**To do:** Output the material word for word. Leave each picture out.

------------------------------------

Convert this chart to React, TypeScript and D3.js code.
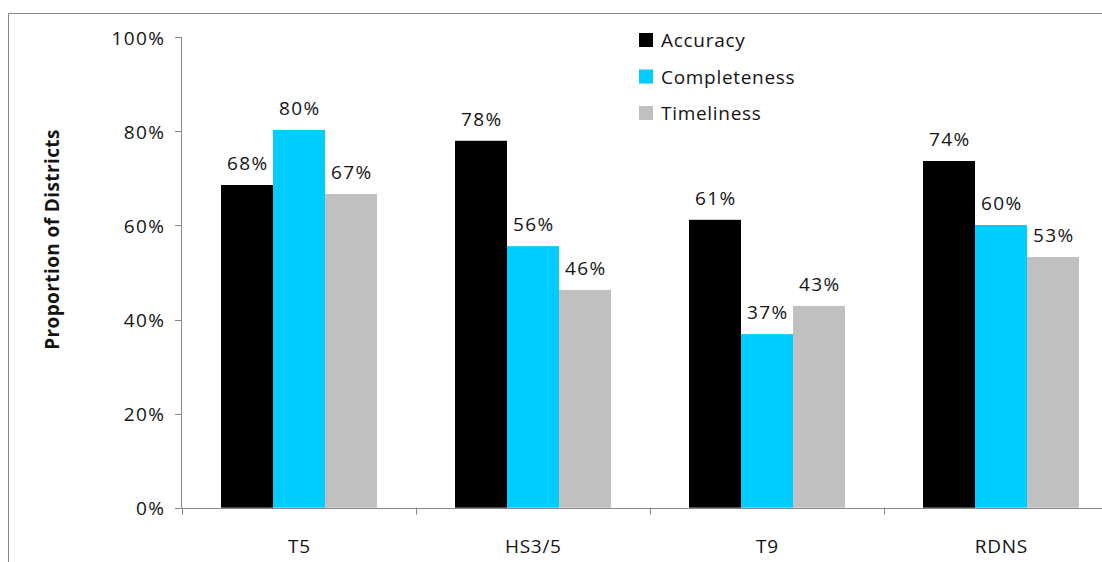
import React from "react";
import * as d3 from "d3";

const categories = ["T5", "HS3/5", "T9", "RDNS"];
const seriesNames = ["Accuracy", "Completeness", "Timeliness"];
const accuracy = [0.686, 0.78, 0.612, 0.737];
const completeness = [0.803, 0.556, 0.369, 0.601];
const timeliness = [0.667, 0.463, 0.429, 0.533];
const valueLabels = [
  ["68%", "78%", "61%", "74%"],
  ["80%", "56%", "37%", "60%"],
  ["67%", "46%", "43%", "53%"],
];
const yTicks = [0, 0.2, 0.4, 0.6, 0.8, 1.0];
const colors = ["#000000", "#00CCFF", "#C0C0C0"];

const W = 1102;
const H = 562;
const FONT = "'Open Sans', sans-serif";
const NUM_LS = 1.4;
const WORD_LS = 0.7;

export default function App() {
  const series = [accuracy, completeness, timeliness];
  const x0 = 182;
  const band = 234;
  const x = d3
    .scaleBand<string>()
    .domain(categories)
    .range([x0, x0 + band * categories.length]);
  const barW = band / 4.5;
  const y = d3.scaleLinear().domain([0, 1]).range([507.7, 37.3]);
  const axisColor = "#868686";
  const fmt = d3.format(".0%");
  const textColor = "#141414";

  return (
    <svg
      width={W}
      height={H}
      style={{ position: "fixed", left: 0, top: 0, background: "#fff" }}
      fontFamily={FONT}
    >
      <rect x={0} y={0} width={W} height={H} fill="#fff" />
      {/* frame */}
      <path d={`M8.5,${H}V13.5H${W}`} fill="none" stroke={axisColor} strokeWidth={1} />

      {/* bars */}
      {series.map((vals, si) =>
        vals.map((v, ci) => {
          const bx = (x(categories[ci]) as number) + barW * 0.75 + si * barW;
          return (
            <g key={`${si}-${ci}`}>
              <rect
                x={bx}
                y={y(v)}
                width={barW}
                height={y(0) - y(v)}
                fill={colors[si]}
              />
              <text
                x={bx + barW / 2 + NUM_LS / 2}
                y={y(v) - 15}
                textAnchor="middle"
                fontSize={19}
                letterSpacing={NUM_LS}
                fill={textColor}
              >
                {valueLabels[si][ci]}
              </text>
            </g>
          );
        })
      )}

      {/* y axis */}
      <line x1={x0 - 0.5} x2={x0 - 0.5} y1={y(1)} y2={y(0)} stroke={axisColor} />
      {yTicks.map((t) => (
        <g key={t}>
          <line x1={x0 - 7} x2={x0} y1={Math.round(y(t)) + 0.5} y2={Math.round(y(t)) + 0.5} stroke={axisColor} />
          <text
            x={x0 - 18 + NUM_LS}
            y={y(t) + 7.5}
            textAnchor="end"
            fontSize={19}
            letterSpacing={NUM_LS}
            fill={textColor}
          >
            {fmt(t)}
          </text>
        </g>
      ))}

      {/* x axis */}
      <line x1={x0 - 7} x2={W} y1={Math.round(y(0)) + 0.5} y2={Math.round(y(0)) + 0.5} stroke={axisColor} />
      {categories.map((c) => (
        <g key={c}>
          <line
            x1={Math.round(x(c) as number) + 0.5}
            x2={Math.round(x(c) as number) + 0.5}
            y1={y(0)}
            y2={y(0) + 7}
            stroke={axisColor}
          />
          <text
            x={(x(c) as number) + band / 2 + WORD_LS / 2}
            y={553}
            textAnchor="middle"
            fontSize={19}
            letterSpacing={WORD_LS}
            fill={textColor}
          >
            {c}
          </text>
        </g>
      ))}

      {/* y axis title */}
      <text
        transform={`translate(59,239.5) rotate(-90)`}
        textAnchor="middle"
        fontSize={19}
        fontWeight="bold"
        letterSpacing={0.4}
        fill={textColor}
      >
        Proportion of Districts
      </text>

      {/* legend */}
      {seriesNames.map((s, i) => (
        <g key={s} transform={`translate(639,${33 + i * 36.5})`}>
          <rect x={0} y={0} width={14} height={14} fill={colors[i]} />
          <text x={22} y={14} fontSize={19} fill={textColor} letterSpacing={WORD_LS}>
            {s}
          </text>
        </g>
      ))}
    </svg>
  );
}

------------------------------------

**Correct response:**
Convert this chart to React, TypeScript and D3.js code.
import React from "react";
import * as d3 from "d3";

const categories = ["T5", "HS3/5", "T9", "RDNS"];
const seriesNames = ["Accuracy", "Completeness", "Timeliness"];
const accuracy = [0.686, 0.78, 0.612, 0.737];
const completeness = [0.803, 0.556, 0.369, 0.601];
const timeliness = [0.667, 0.463, 0.429, 0.533];
const valueLabels = [
  ["68%", "78%", "61%", "74%"],
  ["80%", "56%", "37%", "60%"],
  ["67%", "46%", "43%", "53%"],
];
const yTicks = [0, 0.2, 0.4, 0.6, 0.8, 1.0];
const colors = ["#000000", "#00CCFF", "#C0C0C0"];

const W = 1102;
const H = 562;
const FONT = "'Open Sans', sans-serif";
const NUM_LS = 1.4;
const WORD_LS = 0.7;

export default function App() {
  const series = [accuracy, completeness, timeliness];
  const x0 = 182;
  const band = 234;
  const x = d3
    .scaleBand<string>()
    .domain(categories)
    .range([x0, x0 + band * categories.length]);
  const barW = band / 4.5;
  const y = d3.scaleLinear().domain([0, 1]).range([507.7, 37.3]);
  const axisColor = "#868686";
  const fmt = d3.format(".0%");
  const textColor = "#141414";

  return (
    <svg
      width={W}
      height={H}
      style={{ position: "fixed", left: 0, top: 0, background: "#fff" }}
      fontFamily={FONT}
    >
      <rect x={0} y={0} width={W} height={H} fill="#fff" />
      {/* frame */}
      <path d={`M8.5,${H}V13.5H${W}`} fill="none" stroke={axisColor} strokeWidth={1} />

      {/* bars */}
      {series.map((vals, si) =>
        vals.map((v, ci) => {
          const bx = (x(categories[ci]) as number) + barW * 0.75 + si * barW;
          return (
            <g key={`${si}-${ci}`}>
              <rect
                x={bx}
                y={y(v)}
                width={barW}
                height={y(0) - y(v)}
                fill={colors[si]}
              />
              <text
                x={bx + barW / 2 + NUM_LS / 2}
                y={y(v) - 15}
                textAnchor="middle"
                fontSize={19}
                letterSpacing={NUM_LS}
                fill={textColor}
              >
                {valueLabels[si][ci]}
              </text>
            </g>
          );
        })
      )}

      {/* y axis */}
      <line x1={x0 - 0.5} x2={x0 - 0.5} y1={y(1)} y2={y(0)} stroke={axisColor} />
      {yTicks.map((t) => (
        <g key={t}>
          <line x1={x0 - 7} x2={x0} y1={Math.round(y(t)) + 0.5} y2={Math.round(y(t)) + 0.5} stroke={axisColor} />
          <text
            x={x0 - 18 + NUM_LS}
            y={y(t) + 7.5}
            textAnchor="end"
            fontSize={19}
            letterSpacing={NUM_LS}
            fill={textColor}
          >
            {fmt(t)}
          </text>
        </g>
      ))}

      {/* x axis */}
      <line x1={x0 - 7} x2={W} y1={Math.round(y(0)) + 0.5} y2={Math.round(y(0)) + 0.5} stroke={axisColor} />
      {categories.map((c) => (
        <g key={c}>
          <line
            x1={Math.round(x(c) as number) + 0.5}
            x2={Math.round(x(c) as number) + 0.5}
            y1={y(0)}
            y2={y(0) + 7}
            stroke={axisColor}
          />
          <text
            x={(x(c) as number) + band / 2 + WORD_LS / 2}
            y={553}
            textAnchor="middle"
            fontSize={19}
            letterSpacing={WORD_LS}
            fill={textColor}
          >
            {c}
          </text>
        </g>
      ))}

      {/* y axis title */}
      <text
        transform={`translate(59,239.5) rotate(-90)`}
        textAnchor="middle"
        fontSize={19}
        fontWeight="bold"
        letterSpacing={0.4}
        fill={textColor}
      >
        Proportion of Districts
      </text>

      {/* legend */}
      {seriesNames.map((s, i) => (
        <g key={s} transform={`translate(639,${33 + i * 36.5})`}>
          <rect x={0} y={0} width={14} height={14} fill={colors[i]} />
          <text x={22} y={14} fontSize={19} fill={textColor} letterSpacing={WORD_LS}>
            {s}
          </text>
        </g>
      ))}
    </svg>
  );
}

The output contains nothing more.